What Is An Accident For Automobile Coverage?

People in Grand Prairie, Fort Worth, Mansfield, Grapevine, Hurst, Euless, Bedford, Arlington, Kennedale, and other places in the Dallas and Fort Worth areas may find themselves in a situation where their automobile insurance carrier is refusing coverage based on the circumstances of the claim. Here are two examples where the auto insurance company were successful in their claim denial.
The first case was decided in 2001, by the Fort Worth Court of Appeals. The style of the case is, Collier v. Allstate County Mutual Insurance Company. Here are some of the relevant facts.
Amy Cook was insured under an automobile insurance policy issued by Allstate. Her fiance’, Ryan Collier, was driving Cook’s automobile one day when following an automobile driven by Amy Jeanine Dunn. While stopped at a red light, Collier got out of the car and began screaming and hitting Dunn’s automobile. Cook and the other passengers in her automobile allegedly encouraged Collier’s rampage. Dunn attempted to escape by going forward into the intersection, where her automobile collided with a third automobile. Dunn brought suit against Collier and Cook for negligently causing fear and negligently operating their vehicle.
Allstate sought a declaratory judgment that it had no duty to defend or indemnify either Cook or Collier. The trial court granted summary judgment to Allstate. Cook and Collier appealed.
This appeals courts affirmed the trial court. Focusing on the facts and not the legal theories in Dunn’s petition, the court found that Cook and Collier’s actions were voluntary and intentional and that “there was clearly ‘no accident.'” Because Cook’s policy covers auto accidents and not intentional conduct, the court finds no coverage and no duty to defend or indemnify. The insuring agreement contained in Cook’s policy states that “Allstate will pay damages for bodily or property damage for which any covered person becomes legally responsible because of auto accident.” Even assuming that Cook and Collier qualified as “covered persons” under Cook’s policy, their alleged liability fails to trigger coverage requiring a defense by Allstate because neither Cook’s or Collier’s alleged liability in this case arose from an “auto accident” resulting from their use of the covered vehicle.
The second case was decided by the Amarillo Court of Appeals in 1995. The style of the case is State Farm Mutual Insurance Company v. Peck. Here are some of the relevant facts of this case.
Peck’s dog bit Salazar while Salazar was a passenger in Peck’s automobile. Salazar sued Peck for personal injuries resulting from the dog bite. State Farm, Peck’s automobile insurer, filed a declaratory judgment action seeking determination that it had no duty to defend or indemnify Peck. Peck contends that because the auto policy in question does not define the term “auto accident,” the policy is ambiguous and should be construed to provide coverage.

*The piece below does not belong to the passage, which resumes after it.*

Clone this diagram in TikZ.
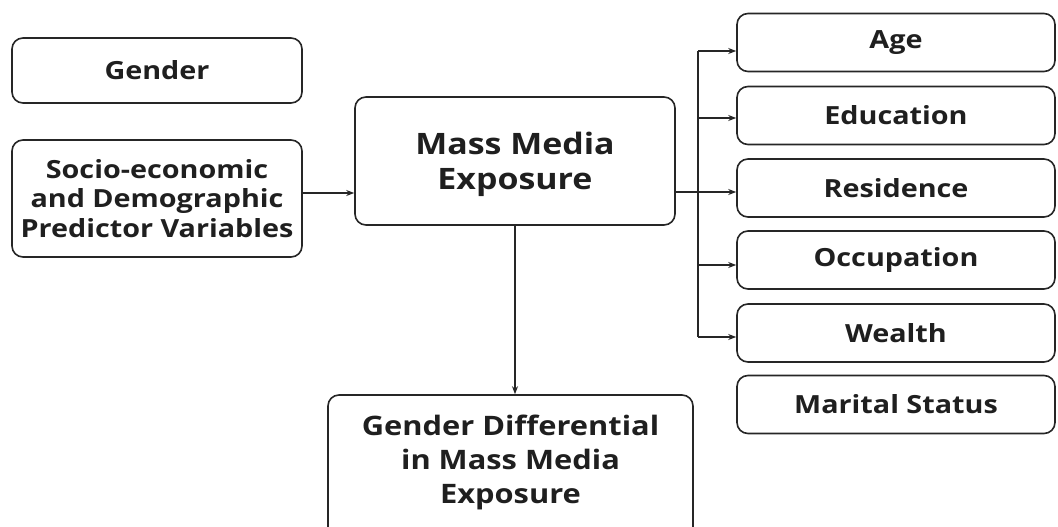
\documentclass[tikz,border=0pt]{standalone}
\usepackage{fontspec}
\setmainfont{Open Sans}[FakeStretch=1.15]
\usetikzlibrary{arrows.meta,calc}
\begin{document}
\begin{tikzpicture}[x=1pt,y=-1pt,
  box/.style={draw=black!85,line width=1.6pt,rounded corners=11pt,inner sep=0pt,align=center,text=black!88},
  smalltxt/.style={font=\fontsize{25}{29.5}\selectfont\bfseries},
  bigtxt/.style={font=\fontsize{29.5}{35}\selectfont\bfseries},
  gdtxt/.style={font=\fontsize{26.8}{34}\selectfont\bfseries},
  arr/.style={draw=black!85,line width=1.1pt,-{Stealth[length=8pt,width=6pt]}},
  ln/.style={draw=black!85,line width=1.1pt}]
\useasboundingbox (0,0) rectangle (1058,527);
\clip (0,0) rectangle (1058,527);
\fill[white] (0,0) rectangle (1058,527);
\node[box,smalltxt,minimum width=290pt,minimum height=65pt] (gender) at (157,70.5) {Gender};
\node[box,smalltxt,minimum width=290pt,minimum height=117pt] (socio) at (157,198.5) {Socio-economic\\and Demographic\\Predictor Variables};
\node[box,minimum width=320pt,minimum height=128pt] (mass) at (515,161) {};
\node[bigtxt,align=center,inner sep=0pt,text=black!88] (masst) at (515,164) {Mass Media\\Exposure};
\node[box,smalltxt,minimum width=318pt,minimum height=58pt] (age) at (896,42.5) {Age};
\node[box,smalltxt,minimum width=318pt,minimum height=58pt] (edu) at (896,115.5) {Education};
\node[box,smalltxt,minimum width=318pt,minimum height=58pt] (res) at (896,188) {Residence};
\node[box,smalltxt,minimum width=318pt,minimum height=58pt] (occ) at (896,260) {Occupation};
\node[box,smalltxt,minimum width=318pt,minimum height=58pt] (wea) at (896,333) {Wealth};
\node[box,smalltxt,minimum width=318pt,minimum height=58pt] (mar) at (896,404.5) {Marital Status};
\node[box,minimum width=365pt,minimum height=150pt] (gd) at (510.5,470) {};
\node[gdtxt,align=center,inner sep=0pt,text=black!88] (gdt) at (510.5,462) {Gender Differential\\in Mass Media\\Exposure};
% connectors
\coordinate (sin) at (0,193);
\draw[arr] (socio.east |- sin) -- (mass.west |- sin);
\draw[arr] (mass.south) -- (mass.south |- gd.north);
\coordinate (bt) at (698,51);
\coordinate (bb) at (698,337);
\coordinate (bm) at (698,192);
\draw[ln] (bt) -- (bb);
\draw[arr] (mass.east |- bm) -- (res.west |- bm);
\draw[arr] (bt) -- (age.west |- bt);
\coordinate (b2) at (698,118);
\draw[arr] (b2) -- (edu.west |- b2);
\coordinate (b4) at (698,265);
\draw[arr] (b4) -- (occ.west |- b4);
\draw[arr] (bb) -- (wea.west |- bb);
\end{tikzpicture}
\end{document}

In this court’s opinion, it stated that the term “auto accident” when given its ordinary and generally accepted meaning does not render the policy ambiguous. “Auto accident” generally refers to situations where one or more vehicles are involved in some type of collision or near collision with another vehicle, object, or person. Furthermore, the automobile must, in some manner, be involved in the accident. Here, the only nexus between the accident and the vehicle was the fact that Salazar was sitting in the vehicle at the time he was bitten. Accordingly, State Farm has no duty to defend or indemnify Peck in the action arising out of the dog bite.
These two cases serve as examples where the insured tried to get their automobile insurance company to provided a defense in a lawsuit and the courts supported the insurance company position that there was no coverage provided by the policy.